(Plotting code records)
****************************************

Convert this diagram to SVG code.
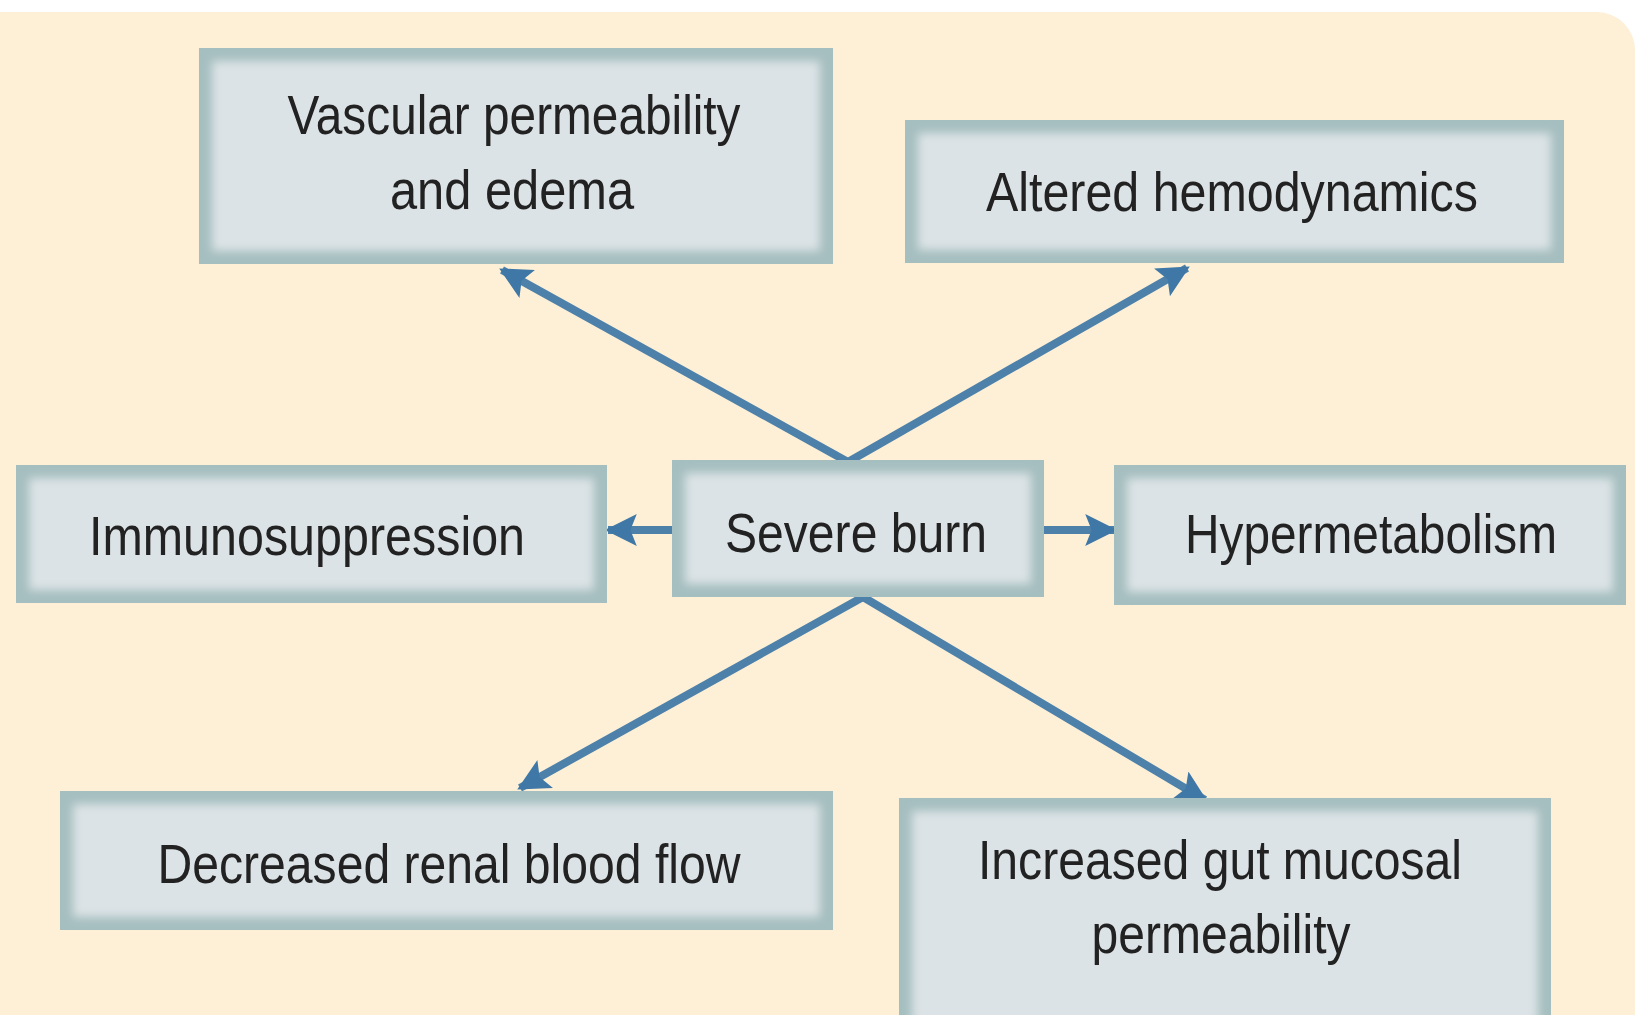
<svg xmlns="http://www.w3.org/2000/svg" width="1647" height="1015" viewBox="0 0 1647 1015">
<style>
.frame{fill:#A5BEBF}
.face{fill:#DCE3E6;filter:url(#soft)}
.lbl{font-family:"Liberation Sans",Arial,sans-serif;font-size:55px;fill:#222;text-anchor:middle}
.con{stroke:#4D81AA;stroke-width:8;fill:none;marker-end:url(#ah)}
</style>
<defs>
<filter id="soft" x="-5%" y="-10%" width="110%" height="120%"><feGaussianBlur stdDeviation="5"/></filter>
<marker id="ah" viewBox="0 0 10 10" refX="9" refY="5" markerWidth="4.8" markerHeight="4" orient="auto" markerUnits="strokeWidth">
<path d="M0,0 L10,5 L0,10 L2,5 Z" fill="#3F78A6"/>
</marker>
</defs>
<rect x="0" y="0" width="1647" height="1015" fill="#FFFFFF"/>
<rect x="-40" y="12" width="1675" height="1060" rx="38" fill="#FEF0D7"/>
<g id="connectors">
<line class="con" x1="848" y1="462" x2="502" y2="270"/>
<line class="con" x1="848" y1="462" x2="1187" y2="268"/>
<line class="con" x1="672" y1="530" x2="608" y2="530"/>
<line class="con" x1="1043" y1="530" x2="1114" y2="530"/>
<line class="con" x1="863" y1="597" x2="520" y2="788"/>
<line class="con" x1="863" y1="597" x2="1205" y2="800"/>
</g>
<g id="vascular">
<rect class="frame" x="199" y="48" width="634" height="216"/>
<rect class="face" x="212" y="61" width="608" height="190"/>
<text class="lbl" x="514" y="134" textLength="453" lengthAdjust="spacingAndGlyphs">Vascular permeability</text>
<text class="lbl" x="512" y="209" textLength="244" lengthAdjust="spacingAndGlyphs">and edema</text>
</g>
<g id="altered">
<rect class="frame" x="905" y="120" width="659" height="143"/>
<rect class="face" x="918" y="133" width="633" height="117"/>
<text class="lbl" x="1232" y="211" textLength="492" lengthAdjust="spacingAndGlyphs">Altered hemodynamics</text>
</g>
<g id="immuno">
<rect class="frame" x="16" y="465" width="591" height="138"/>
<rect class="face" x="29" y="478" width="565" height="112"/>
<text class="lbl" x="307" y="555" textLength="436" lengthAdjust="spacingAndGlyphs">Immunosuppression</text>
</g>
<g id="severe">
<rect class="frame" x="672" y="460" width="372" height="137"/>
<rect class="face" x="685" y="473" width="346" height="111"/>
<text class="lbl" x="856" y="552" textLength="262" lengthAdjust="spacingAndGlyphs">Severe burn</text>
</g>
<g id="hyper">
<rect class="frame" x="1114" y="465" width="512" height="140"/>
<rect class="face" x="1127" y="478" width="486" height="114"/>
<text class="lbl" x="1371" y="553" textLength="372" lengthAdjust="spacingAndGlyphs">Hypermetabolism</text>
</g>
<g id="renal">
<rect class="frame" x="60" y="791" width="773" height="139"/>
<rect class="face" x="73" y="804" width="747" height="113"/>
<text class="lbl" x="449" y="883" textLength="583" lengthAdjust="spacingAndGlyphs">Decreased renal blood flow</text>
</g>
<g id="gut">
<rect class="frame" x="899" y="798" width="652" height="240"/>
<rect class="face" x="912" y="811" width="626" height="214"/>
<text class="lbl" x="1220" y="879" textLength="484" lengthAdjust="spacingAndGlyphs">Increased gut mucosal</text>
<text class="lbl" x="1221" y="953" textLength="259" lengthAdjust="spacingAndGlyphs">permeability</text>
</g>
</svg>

****************************************

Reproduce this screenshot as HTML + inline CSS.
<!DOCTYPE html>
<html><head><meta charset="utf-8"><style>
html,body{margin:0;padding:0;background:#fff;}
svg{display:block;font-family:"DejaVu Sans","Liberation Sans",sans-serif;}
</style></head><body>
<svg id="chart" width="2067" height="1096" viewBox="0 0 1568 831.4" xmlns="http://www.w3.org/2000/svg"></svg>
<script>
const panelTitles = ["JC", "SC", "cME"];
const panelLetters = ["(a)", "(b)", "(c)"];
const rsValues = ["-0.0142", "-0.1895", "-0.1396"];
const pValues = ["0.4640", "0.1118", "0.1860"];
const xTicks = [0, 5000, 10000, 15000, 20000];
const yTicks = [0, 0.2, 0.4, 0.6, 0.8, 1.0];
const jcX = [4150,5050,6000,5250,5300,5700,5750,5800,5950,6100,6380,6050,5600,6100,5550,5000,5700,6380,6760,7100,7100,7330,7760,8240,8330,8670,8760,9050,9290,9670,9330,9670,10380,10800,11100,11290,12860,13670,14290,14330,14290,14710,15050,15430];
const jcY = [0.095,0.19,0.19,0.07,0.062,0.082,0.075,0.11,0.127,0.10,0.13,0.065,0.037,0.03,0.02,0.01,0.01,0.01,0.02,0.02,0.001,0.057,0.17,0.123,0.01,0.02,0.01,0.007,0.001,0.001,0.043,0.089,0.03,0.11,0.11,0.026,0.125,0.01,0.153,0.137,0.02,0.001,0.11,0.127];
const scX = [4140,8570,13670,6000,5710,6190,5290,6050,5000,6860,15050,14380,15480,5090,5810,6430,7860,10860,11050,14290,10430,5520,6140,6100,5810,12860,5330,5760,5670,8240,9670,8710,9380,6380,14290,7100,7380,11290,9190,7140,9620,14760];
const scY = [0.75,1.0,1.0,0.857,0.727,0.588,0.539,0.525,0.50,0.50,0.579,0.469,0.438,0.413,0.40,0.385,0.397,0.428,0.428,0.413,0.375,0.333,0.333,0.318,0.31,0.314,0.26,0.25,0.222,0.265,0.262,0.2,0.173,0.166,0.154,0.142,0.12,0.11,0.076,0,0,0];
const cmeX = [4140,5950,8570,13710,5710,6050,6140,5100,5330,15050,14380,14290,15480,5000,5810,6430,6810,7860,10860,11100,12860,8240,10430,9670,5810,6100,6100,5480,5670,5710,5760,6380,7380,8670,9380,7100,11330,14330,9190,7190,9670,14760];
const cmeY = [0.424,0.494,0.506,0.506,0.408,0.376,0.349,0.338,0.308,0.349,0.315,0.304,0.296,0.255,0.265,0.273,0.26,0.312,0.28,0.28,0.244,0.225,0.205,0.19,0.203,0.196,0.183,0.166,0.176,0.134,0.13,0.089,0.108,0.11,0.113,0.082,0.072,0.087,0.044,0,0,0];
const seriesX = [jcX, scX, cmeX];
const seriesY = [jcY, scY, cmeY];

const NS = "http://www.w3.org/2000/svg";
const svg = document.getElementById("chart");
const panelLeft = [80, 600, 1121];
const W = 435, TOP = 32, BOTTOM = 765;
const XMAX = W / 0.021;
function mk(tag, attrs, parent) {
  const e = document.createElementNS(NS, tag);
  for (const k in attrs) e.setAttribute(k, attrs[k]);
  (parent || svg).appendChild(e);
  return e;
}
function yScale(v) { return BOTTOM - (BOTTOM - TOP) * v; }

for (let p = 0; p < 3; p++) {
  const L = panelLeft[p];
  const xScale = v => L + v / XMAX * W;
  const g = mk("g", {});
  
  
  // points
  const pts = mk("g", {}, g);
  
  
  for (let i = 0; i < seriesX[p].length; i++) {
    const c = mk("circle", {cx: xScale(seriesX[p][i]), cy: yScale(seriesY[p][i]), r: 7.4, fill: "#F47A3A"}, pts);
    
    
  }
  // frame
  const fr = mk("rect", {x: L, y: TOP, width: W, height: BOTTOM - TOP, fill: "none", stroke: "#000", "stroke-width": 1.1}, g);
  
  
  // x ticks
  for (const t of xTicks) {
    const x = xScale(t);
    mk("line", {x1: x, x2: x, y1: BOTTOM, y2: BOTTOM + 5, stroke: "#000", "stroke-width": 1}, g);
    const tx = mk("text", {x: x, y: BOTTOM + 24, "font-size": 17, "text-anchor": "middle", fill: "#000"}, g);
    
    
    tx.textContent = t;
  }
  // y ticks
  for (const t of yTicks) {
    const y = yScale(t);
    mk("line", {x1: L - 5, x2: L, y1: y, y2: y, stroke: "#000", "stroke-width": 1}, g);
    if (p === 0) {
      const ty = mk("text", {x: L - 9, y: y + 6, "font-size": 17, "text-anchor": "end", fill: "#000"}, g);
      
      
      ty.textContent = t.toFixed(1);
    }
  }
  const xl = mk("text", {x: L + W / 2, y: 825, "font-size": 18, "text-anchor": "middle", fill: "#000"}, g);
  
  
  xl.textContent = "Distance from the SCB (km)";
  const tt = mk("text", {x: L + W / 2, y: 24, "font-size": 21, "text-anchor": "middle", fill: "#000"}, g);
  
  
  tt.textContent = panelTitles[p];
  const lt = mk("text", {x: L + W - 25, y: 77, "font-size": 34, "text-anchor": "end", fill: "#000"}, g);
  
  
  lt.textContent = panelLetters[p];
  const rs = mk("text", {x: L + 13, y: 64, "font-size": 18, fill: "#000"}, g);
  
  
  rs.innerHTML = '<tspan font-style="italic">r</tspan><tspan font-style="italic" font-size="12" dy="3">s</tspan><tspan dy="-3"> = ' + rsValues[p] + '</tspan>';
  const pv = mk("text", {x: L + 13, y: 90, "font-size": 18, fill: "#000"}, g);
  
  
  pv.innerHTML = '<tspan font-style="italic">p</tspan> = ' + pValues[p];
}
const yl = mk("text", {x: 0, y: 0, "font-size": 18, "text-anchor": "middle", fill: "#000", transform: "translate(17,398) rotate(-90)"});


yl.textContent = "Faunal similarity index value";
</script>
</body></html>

****************************************

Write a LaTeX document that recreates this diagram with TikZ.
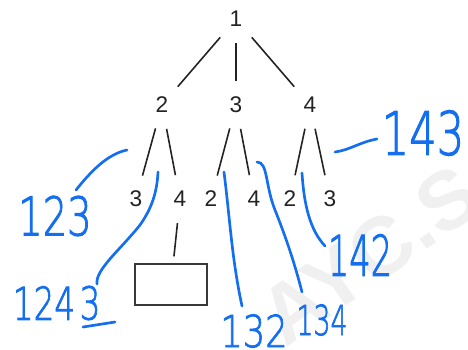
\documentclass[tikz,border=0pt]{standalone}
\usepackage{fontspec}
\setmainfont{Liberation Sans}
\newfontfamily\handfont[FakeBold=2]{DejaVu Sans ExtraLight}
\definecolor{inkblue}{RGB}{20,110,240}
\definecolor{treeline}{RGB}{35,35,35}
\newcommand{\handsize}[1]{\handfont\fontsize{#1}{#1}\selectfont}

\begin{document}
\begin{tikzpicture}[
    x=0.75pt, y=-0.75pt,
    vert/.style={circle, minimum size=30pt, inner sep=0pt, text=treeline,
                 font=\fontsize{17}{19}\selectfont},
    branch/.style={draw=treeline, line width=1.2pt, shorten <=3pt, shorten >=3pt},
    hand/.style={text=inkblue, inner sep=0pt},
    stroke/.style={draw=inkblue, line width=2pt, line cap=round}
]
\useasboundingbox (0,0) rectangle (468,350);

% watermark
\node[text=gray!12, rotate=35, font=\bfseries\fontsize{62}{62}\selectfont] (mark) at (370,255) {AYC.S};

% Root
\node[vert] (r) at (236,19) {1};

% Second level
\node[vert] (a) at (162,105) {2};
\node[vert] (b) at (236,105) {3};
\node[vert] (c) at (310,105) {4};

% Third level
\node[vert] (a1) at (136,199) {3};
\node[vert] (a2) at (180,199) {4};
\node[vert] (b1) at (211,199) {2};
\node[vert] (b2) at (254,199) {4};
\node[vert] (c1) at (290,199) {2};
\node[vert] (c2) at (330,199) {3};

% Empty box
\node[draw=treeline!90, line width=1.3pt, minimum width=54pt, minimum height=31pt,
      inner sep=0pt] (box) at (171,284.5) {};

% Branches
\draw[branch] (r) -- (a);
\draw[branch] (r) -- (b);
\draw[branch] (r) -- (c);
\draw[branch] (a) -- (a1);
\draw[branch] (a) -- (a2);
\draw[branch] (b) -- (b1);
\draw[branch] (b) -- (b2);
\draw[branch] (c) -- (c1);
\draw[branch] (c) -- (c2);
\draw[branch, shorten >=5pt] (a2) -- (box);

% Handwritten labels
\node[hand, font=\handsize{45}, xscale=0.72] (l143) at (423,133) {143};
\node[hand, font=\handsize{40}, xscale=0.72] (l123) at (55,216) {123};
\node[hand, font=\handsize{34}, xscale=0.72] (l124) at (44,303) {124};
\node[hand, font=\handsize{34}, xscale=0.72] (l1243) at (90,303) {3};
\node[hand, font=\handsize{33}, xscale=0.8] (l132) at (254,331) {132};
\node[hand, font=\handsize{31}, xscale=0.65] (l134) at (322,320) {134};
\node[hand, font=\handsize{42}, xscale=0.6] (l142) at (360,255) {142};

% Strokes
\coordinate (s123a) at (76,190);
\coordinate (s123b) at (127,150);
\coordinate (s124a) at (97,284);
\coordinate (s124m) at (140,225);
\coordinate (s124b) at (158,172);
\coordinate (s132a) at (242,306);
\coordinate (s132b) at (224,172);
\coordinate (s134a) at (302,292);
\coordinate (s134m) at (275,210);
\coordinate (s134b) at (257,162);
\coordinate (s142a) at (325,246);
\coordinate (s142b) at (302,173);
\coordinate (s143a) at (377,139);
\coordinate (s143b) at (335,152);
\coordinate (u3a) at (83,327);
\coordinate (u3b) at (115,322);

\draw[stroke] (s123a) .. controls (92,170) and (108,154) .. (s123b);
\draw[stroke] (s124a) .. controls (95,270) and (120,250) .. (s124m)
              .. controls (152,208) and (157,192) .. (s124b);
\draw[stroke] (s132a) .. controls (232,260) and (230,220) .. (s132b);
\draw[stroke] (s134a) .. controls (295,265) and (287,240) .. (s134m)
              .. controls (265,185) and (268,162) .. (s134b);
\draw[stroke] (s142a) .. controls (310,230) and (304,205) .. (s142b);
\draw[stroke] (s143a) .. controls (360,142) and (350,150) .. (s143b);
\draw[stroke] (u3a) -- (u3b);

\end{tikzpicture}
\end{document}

****************************************

Prompt: Search the data for "this" and list every line in which it occurs.

The output:
Convert this diagram to SVG code.
Reproduce this screenshot as HTML + inline CSS.
Write a LaTeX document that recreates this diagram with TikZ.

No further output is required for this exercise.